А. А. Бестужев-Марлинский:
«И. Крылов возвел русскую басню в оригинально-классическое достоинство. Невозможно дать большего простодушия рассказу большей народности языку большей осязаемости нравоучению. В каждом его стихе виден русский здравый ум. Он похож природою описаний на Лафонтена, но имеет свой особый характер; его каждая басня – сатира, тем сильнейшая, что она коротка и рассказана с видом простодушия. Читая стихи его, не замечаешь даже, что они стопованы – и это-то есть верх искусства. Жаль, что Крылов подарил театр только тремя комедиями. По своему знанию языка и нравов русских, по неистощимой своей веселости и остроумию он мог бы дать ей черты народные»

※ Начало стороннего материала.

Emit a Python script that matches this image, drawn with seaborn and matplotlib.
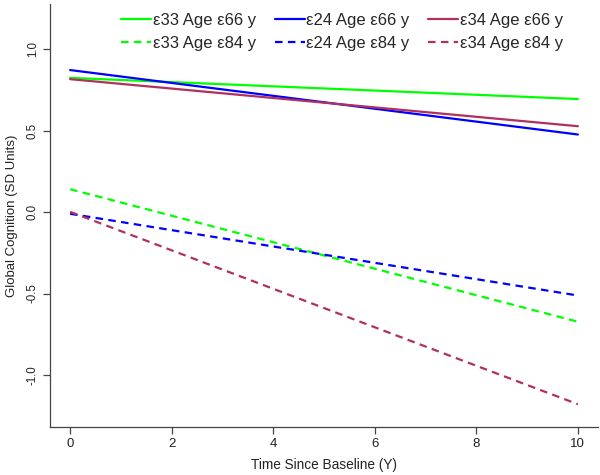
import matplotlib
matplotlib.use("Agg")
import matplotlib.pyplot as plt
import seaborn as sns
import pandas as pd
from matplotlib.lines import Line2D

# Data
time_points = [0, 10]
groups = ["ε33 Age ε66 y", "ε24 Age ε66 y", "ε34 Age ε66 y",
          "ε33 Age ε84 y", "ε24 Age ε84 y", "ε34 Age ε84 y"]
e33_66 = [0.825, 0.695]
e24_66 = [0.873, 0.477]
e34_66 = [0.817, 0.528]
e33_84 = [0.141, -0.673]
e24_84 = [-0.010, -0.512]
e34_84 = [0.002, -1.180]
series = [e33_66, e24_66, e34_66, e33_84, e24_84, e34_84]
x_ticks = [0, 2, 4, 6, 8, 10]
y_ticks = [-1.0, -0.5, 0.0, 0.5, 1.0]
y_tick_labels = ["-1.0", "-0.5", "0.0", "0.5", "1.0"]

rows = []
for g, vals in zip(groups, series):
    for t, v in zip(time_points, vals):
        rows.append({"time": t, "value": v, "group": g})
df = pd.DataFrame(rows)

colors = {groups[0]: "#00FF00", groups[1]: "#0000FF", groups[2]: "#B03060",
          groups[3]: "#00FF00", groups[4]: "#0000FF", groups[5]: "#B03060"}
dash_pat = (3.4, 2.4)
dashes = {groups[0]: "", groups[1]: "", groups[2]: "",
          groups[3]: dash_pat, groups[4]: dash_pat, groups[5]: dash_pat}

sns.set_style("white")
plt.rcParams["font.family"] = ["Liberation Sans", "DejaVu Sans"]

fig = plt.figure(figsize=(6, 4.75), dpi=100)
ax = fig.add_axes([0.083, 0.101, 0.914, 0.891])

sns.lineplot(data=df, x="time", y="value", hue="group", style="group",
             hue_order=groups, style_order=groups,
             palette=colors, dashes=dashes, linewidth=1.6, ax=ax, legend=False)

ax.set_xlim(-0.4, 10.4)
ax.set_ylim(-1.32, 1.28)
ax.set_xticks(x_ticks)
ax.set_xticklabels([str(t) for t in x_ticks])
ax.set_yticks(y_ticks)
ax.set_yticklabels(y_tick_labels, rotation=90, va="center")
ax.tick_params(axis="both", direction="out", length=5, width=0.9, color="#444444",
               labelcolor="#222222", bottom=True, left=True, pad=3)
ax.tick_params(axis="x", labelsize=9.5)
ax.tick_params(axis="y", labelsize=8.3)
for s in ["top", "right"]:
    ax.spines[s].set_visible(False)
for s in ["left", "bottom"]:
    ax.spines[s].set_color("#444444")
    ax.spines[s].set_linewidth(0.9)

ax.set_xlabel("Time Since Baseline (Y)", fontsize=9.8, color="#222222", labelpad=6)
ax.set_ylabel("Global Cognition (SD Units)", fontsize=9.5, color="#222222", labelpad=6)

order = [0, 3, 1, 4, 2, 5]
handles = []
for i in order:
    ls = "-" if i < 3 else (0, dash_pat)
    handles.append(Line2D([0], [0], color=colors[groups[i]], lw=1.6, linestyle=ls))
labels = [groups[i] for i in order]
fig.legend(handles, labels, ncol=3, frameon=False, loc="upper left",
           bbox_to_anchor=(0.183, 0.998), bbox_transform=fig.transFigure,
           fontsize=12, handlelength=1.8, columnspacing=1.1,
           handletextpad=0.1, labelspacing=0.5, borderpad=0.2)

fig.savefig("out.png", dpi=100)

(А. Бестужев-Марлинский. «Взгляд на старую и новую словесность в России», 1823 г.).
В. А. Жуковский:
«…Мы позволяем себе утверждать решительно, что подражатель-стихотворец может быть автором оригинальным, хотя бы он не написал и ничего собственного. <…>…Крылов может быть причислен к переводчикам искусным и потому точно заслуживает имя стихотворца оригинального. Слог басен его вообще легок, чист и всегда приятен. Он рассказывает свободно и нередко с тем милым простодушием, которое так пленительно в Лафонтене. Он имеет гибкий слог, который всегда применяет к своему предмету: то возвышается в описании величественном, то трогает вас простым изображением нежного чувства, то забавляет смешным выражением или оборотом. Он искусен в живописи – имея дар воображать весьма живо предметы свои, он умеет и переселять их в воображение читателя; каждое действующее в басне его лицо имеет характер и образ, ему одному приличные; читатель точно присутствует мысленно при том действии, которое описывает стихотворец».